• 2 large eggplants, chopped
•2 red capsicum, cut in half and seeded
•2 zucchini, chopped
• 300g mushrooms, chopped
• 1 large sweet potato, chopped
• 300g butternut pumpkin, chopped
• 3-4 potatoes, chopped
• Sprinkle of dry chilli
• 3 tbsp extra virgin olive oil
• 2 garlic cloves, crushed
• 2 tbsp rosemary, chopped
• 500g fresh ricotta, crumbled
• 1 cup cheddar, grated
• 1/2 cup parmesan, grated
• 3/4 cup feta, crumbled
For the pastry:
• 2 cups plain spelt flour
• 1/2 plain flour
• 1/3 cup extra virgin olive oil
• 1/2 cup chilled water
1. Mix the pastry ingredients together by hand or in a food processor to reach a firm dough, adding water if needed.
2. Find a large frypan that can be placed in the oven and line it with non-stick baking paper. (A frypan is better than a ceramic dish as the dough will cook well and get a golden finish).
3. Roll the dough out and line the frypan so the pastry sits just to the top and slightly over it.
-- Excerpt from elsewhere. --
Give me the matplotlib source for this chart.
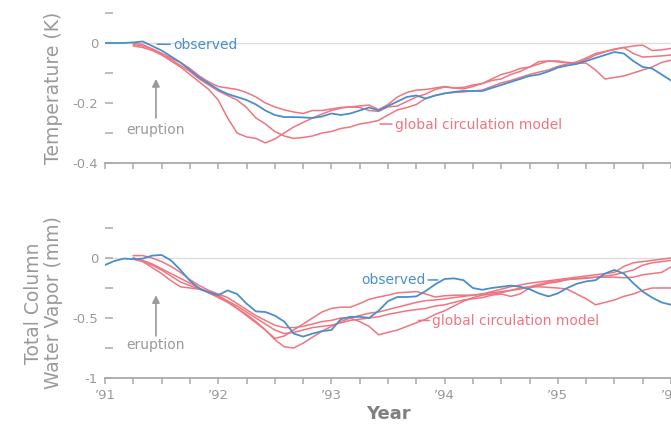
import matplotlib
matplotlib.use("Agg")
import matplotlib.pyplot as plt
import matplotlib.ticker as mticker
import numpy as np

# monthly values, Jan 1991 = month 0
temp_obs = [0.0, 0.0, 0.0, 0.002, 0.005, -0.01, -0.025, -0.045, -0.065, -0.09,
            -0.115, -0.135, -0.155, -0.17, -0.18, -0.19, -0.205, -0.225, -0.24, -0.247,
            -0.247, -0.248, -0.25, -0.245, -0.235, -0.24, -0.235, -0.225, -0.215, -0.225,
            -0.21, -0.195, -0.18, -0.175, -0.185, -0.175, -0.168, -0.163, -0.16, -0.16,
            -0.16, -0.15, -0.14, -0.13, -0.12, -0.11, -0.105, -0.095, -0.082, -0.075,
            -0.07, -0.06, -0.05, -0.04, -0.03, -0.035, -0.06, -0.08, -0.085, -0.105, -0.125]

# model runs start in April 1991 (month 3)
temp_gcm = [
    [-0.01, -0.015, -0.025, -0.04, -0.06, -0.08, -0.105, -0.13, -0.155, -0.19,
     -0.25, -0.3, -0.313, -0.318, -0.333, -0.32, -0.3, -0.28, -0.265, -0.25,
     -0.237, -0.225, -0.217, -0.213, -0.21, -0.207, -0.222, -0.205, -0.18, -0.165,
     -0.157, -0.155, -0.15, -0.145, -0.15, -0.153, -0.145, -0.135, -0.12, -0.105,
     -0.097, -0.085, -0.08, -0.07, -0.06, -0.06, -0.065, -0.067, -0.067, -0.09,
     -0.12, -0.115, -0.11, -0.1, -0.09, -0.08, -0.065, -0.057],
    [0.0, -0.005, -0.02, -0.035, -0.055, -0.075, -0.095, -0.12, -0.14, -0.16,
     -0.175, -0.19, -0.215, -0.25, -0.27, -0.295, -0.31, -0.318, -0.315, -0.31,
     -0.3, -0.295, -0.285, -0.28, -0.27, -0.265, -0.258, -0.24, -0.223, -0.215,
     -0.205, -0.185, -0.175, -0.168, -0.165, -0.163, -0.16, -0.157, -0.145, -0.133,
     -0.125, -0.115, -0.105, -0.097, -0.09, -0.078, -0.07, -0.063, -0.05, -0.035,
     -0.028, -0.022, -0.015, -0.01, -0.007, -0.025, -0.023, -0.018],
    [-0.005, -0.01, -0.02, -0.035, -0.05, -0.065, -0.085, -0.11, -0.13, -0.145,
     -0.15, -0.155, -0.165, -0.18, -0.2, -0.213, -0.223, -0.23, -0.235, -0.225,
     -0.225, -0.22, -0.215, -0.213, -0.215, -0.225, -0.228, -0.213, -0.21, -0.195,
     -0.18, -0.17, -0.155, -0.147, -0.15, -0.148, -0.14, -0.135, -0.125, -0.12,
     -0.105, -0.095, -0.08, -0.062, -0.06, -0.063, -0.066, -0.068, -0.055, -0.04,
     -0.03, -0.02, -0.015, -0.035, -0.047, -0.045, -0.043, -0.04],
]

vapor_obs = [-0.058, -0.025, -0.005, -0.01, -0.005, 0.02, 0.025, -0.02, -0.1, -0.19,
             -0.255, -0.285, -0.31, -0.27, -0.3, -0.38, -0.445, -0.45, -0.48, -0.53,
             -0.63, -0.655, -0.63, -0.61, -0.6, -0.51, -0.49, -0.49, -0.5, -0.44,
             -0.36, -0.325, -0.325, -0.32, -0.275, -0.22, -0.175, -0.17, -0.185, -0.25,
             -0.265, -0.25, -0.24, -0.23, -0.24, -0.26, -0.295, -0.32, -0.295, -0.25,
             -0.215, -0.195, -0.185, -0.13, -0.1, -0.13, -0.21, -0.28, -0.33, -0.37, -0.39]

vapor_gcm = [
    [0.02, 0.02, 0.0, -0.03, -0.07, -0.12, -0.18, -0.23, -0.27, -0.3,
     -0.33, -0.38, -0.43, -0.48, -0.52, -0.56, -0.58, -0.58, -0.57, -0.55,
     -0.53, -0.52, -0.5, -0.5, -0.53, -0.57, -0.64, -0.62, -0.6, -0.57,
     -0.54, -0.51, -0.47, -0.44, -0.4, -0.36, -0.33, -0.31, -0.3, -0.29,
     -0.27, -0.25, -0.24, -0.24, -0.245, -0.25, -0.26, -0.3, -0.34, -0.39,
     -0.37, -0.35, -0.32, -0.3, -0.27, -0.25, -0.25, -0.25],
    [0.0, -0.02, -0.05, -0.09, -0.13, -0.17, -0.21, -0.25, -0.29, -0.33,
     -0.37, -0.42, -0.47, -0.53, -0.6, -0.67, -0.65, -0.6, -0.55, -0.5,
     -0.45, -0.42, -0.41, -0.41, -0.38, -0.345, -0.325, -0.31, -0.29, -0.285,
     -0.28, -0.3, -0.325, -0.315, -0.31, -0.31, -0.31, -0.3, -0.28, -0.26,
     -0.24, -0.225, -0.21, -0.2, -0.19, -0.18, -0.17, -0.16, -0.15, -0.14,
     -0.13, -0.12, -0.07, -0.04, -0.03, -0.02, -0.01, 0.0],
    [-0.01, -0.03, -0.06, -0.1, -0.15, -0.2, -0.23, -0.26, -0.29, -0.32,
     -0.36, -0.4, -0.45, -0.5, -0.55, -0.6, -0.63, -0.62, -0.6, -0.58,
     -0.57, -0.56, -0.54, -0.52, -0.51, -0.5, -0.49, -0.47, -0.455, -0.44,
     -0.43, -0.42, -0.4, -0.39, -0.37, -0.35, -0.34, -0.33, -0.31, -0.3,
     -0.32, -0.3, -0.25, -0.23, -0.21, -0.2, -0.18, -0.17, -0.165, -0.16,
     -0.16, -0.16, -0.165, -0.16, -0.14, -0.13, -0.12, -0.075],
    [0.0, -0.03, -0.08, -0.13, -0.19, -0.24, -0.25, -0.26, -0.28, -0.31,
     -0.36, -0.42, -0.48, -0.54, -0.6, -0.68, -0.74, -0.75, -0.71, -0.66,
     -0.61, -0.57, -0.53, -0.5, -0.48, -0.46, -0.45, -0.43, -0.41, -0.39,
     -0.37, -0.355, -0.35, -0.34, -0.33, -0.32, -0.31, -0.3, -0.29, -0.28,
     -0.27, -0.26, -0.24, -0.22, -0.2, -0.19, -0.18, -0.175, -0.17, -0.16,
     -0.15, -0.14, -0.12, -0.1, -0.06, -0.04, -0.03, -0.02],
]

year_labels = ["\u201991", "\u201992", "\u201993", "\u201994", "\u201995", "\u201996"]
eruption = 1991.45

blue = "#4a8fcb"
red = "#ef7580"
gray = "#9a9a9a"

plt.rcParams['font.family'] = ['DejaVu Sans']

t_obs = 1991 + np.arange(len(temp_obs)) / 12
t_gcm = 1991 + (3 + np.arange(len(temp_gcm[0]))) / 12

fig = plt.figure(figsize=(6.71, 4.26), dpi=100)
ax1 = fig.add_axes([105 / 671, 0.6174, 1 - 105 / 671, 0.3521])
ax2 = fig.add_axes([105 / 671, 0.1127, 1 - 105 / 671, 0.3521])


def style(ax, lo, hi, major, minor):
    ax.set_xlim(1991, 1996)
    ax.set_ylim(lo, hi)
    for s in ("top", "right", "left"):
        ax.spines[s].set_visible(False)
    ax.spines["bottom"].set_color("#aaaaaa")
    ax.spines["bottom"].set_linewidth(1.3)
    ax.axhline(0, color="#dddddd", lw=1.0, zorder=0)
    ax.xaxis.set_major_locator(mticker.MultipleLocator(1))
    ax.xaxis.set_minor_locator(mticker.MultipleLocator(0.25))
    ax.yaxis.set_major_locator(mticker.MultipleLocator(major))
    ax.yaxis.set_minor_locator(mticker.MultipleLocator(minor))
    ax.tick_params(axis="x", which="both", direction="out", length=4, width=1.1,
                   color="#aaaaaa", labelcolor=gray, labelsize=9.5, pad=4)
    ax.tick_params(axis="y", which="both", direction="in", length=6, width=1.1,
                   color="#aaaaaa", labelcolor=gray, labelsize=9.5, pad=5)


# temperature panel
style(ax1, -0.4, 0.1, 0.2, 0.1)
for run in temp_gcm:
    ax1.plot(t_gcm, run, color=red, lw=1.1, zorder=2)
ax1.plot(t_obs, temp_obs, color=blue, lw=1.3, zorder=3)
ax1.set_xticklabels([])
ax1.yaxis.set_major_formatter(mticker.FuncFormatter(lambda v, p: "0" if abs(v) < 1e-9 else f"{v:.1f}"))
ax1.set_ylabel("Temperature (K)", color=gray, fontsize=13.5, labelpad=7)

ax1.annotate("observed", xy=(1991.46, -0.004), xytext=(1991.6, -0.006),
             color=blue, fontsize=10, va="center", ha="left",
             arrowprops=dict(arrowstyle="-", color=blue, lw=1.1, shrinkA=0, shrinkB=0))
ax1.annotate("global circulation model", xy=(1993.43, -0.27), xytext=(1993.56, -0.272),
             color=red, fontsize=10, va="center", ha="left",
             arrowprops=dict(arrowstyle="-", color=red, lw=1.1, shrinkA=0, shrinkB=0))
ax1.annotate("", xy=(eruption, -0.12), xytext=(eruption, -0.25),
             arrowprops=dict(arrowstyle="-|>", color=gray, lw=1.2, mutation_scale=11,
                             shrinkA=0, shrinkB=0))
ax1.text(eruption, -0.29, "eruption", color=gray, fontsize=10, ha="center", va="center")

# water vapor panel
style(ax2, -1, 0.25, 0.5, 0.25)
for run in vapor_gcm:
    ax2.plot(t_gcm, run, color=red, lw=1.1, zorder=2)
ax2.plot(t_obs, vapor_obs, color=blue, lw=1.3, zorder=3)
ax2.set_xticks(np.arange(1991, 1997))
ax2.set_xticklabels(year_labels)
ax2.yaxis.set_major_formatter(mticker.FuncFormatter(lambda v, p: "0" if abs(v) < 1e-9 else (f"{v:.0f}" if v == int(v) else f"{v:.1f}")))
ax2.set_ylabel("Total Column\nWater Vapor (mm)", color=gray, fontsize=13.5, labelpad=7,
               linespacing=1.05)
ax2.set_xlabel("Year", color="#808080", fontsize=13, fontweight="bold", labelpad=2)

ax2.annotate("observed", xy=(1993.94, -0.183), xytext=(1993.83, -0.183),
             color=blue, fontsize=10, va="center", ha="right",
             arrowprops=dict(arrowstyle="-", color=blue, lw=1.1, shrinkA=0, shrinkB=0))
ax2.annotate("global circulation model", xy=(1993.77, -0.52), xytext=(1993.89, -0.525),
             color=red, fontsize=10, va="center", ha="left",
             arrowprops=dict(arrowstyle="-", color=red, lw=1.1, shrinkA=0, shrinkB=0))
ax2.annotate("", xy=(eruption, -0.31), xytext=(eruption, -0.65),
             arrowprops=dict(arrowstyle="-|>", color=gray, lw=1.2, mutation_scale=11,
                             shrinkA=0, shrinkB=0))
ax2.text(eruption, -0.725, "eruption", color=gray, fontsize=10, ha="center", va="center")

fig.savefig("out.png", dpi=100, facecolor="white")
Refrigerate while preparing the vegetables.
4. In a large baking tray add all the vegetables and garlic and drizzle with oil. Bake for around 30 minutes. Remove any excess liquid as the vegetables cook. Set aside to cool.
5. When the vegetables have cooled, place them into a large bowl. Remove the skin from the capsicum and tear into pieces, then add to the bowl.
6. Add the ricotta, feta, cheddar, parmesan, rosemary and a sprinkle of dried chilli. Toss together and press firmly into the pastry.
7. Add a little extra parmesan on top and season with pepper. Bake at 180˚C for 35 minutes or until the pie is golden.
8. Let the pie cool in the fry pan and then transfer to a serving plate.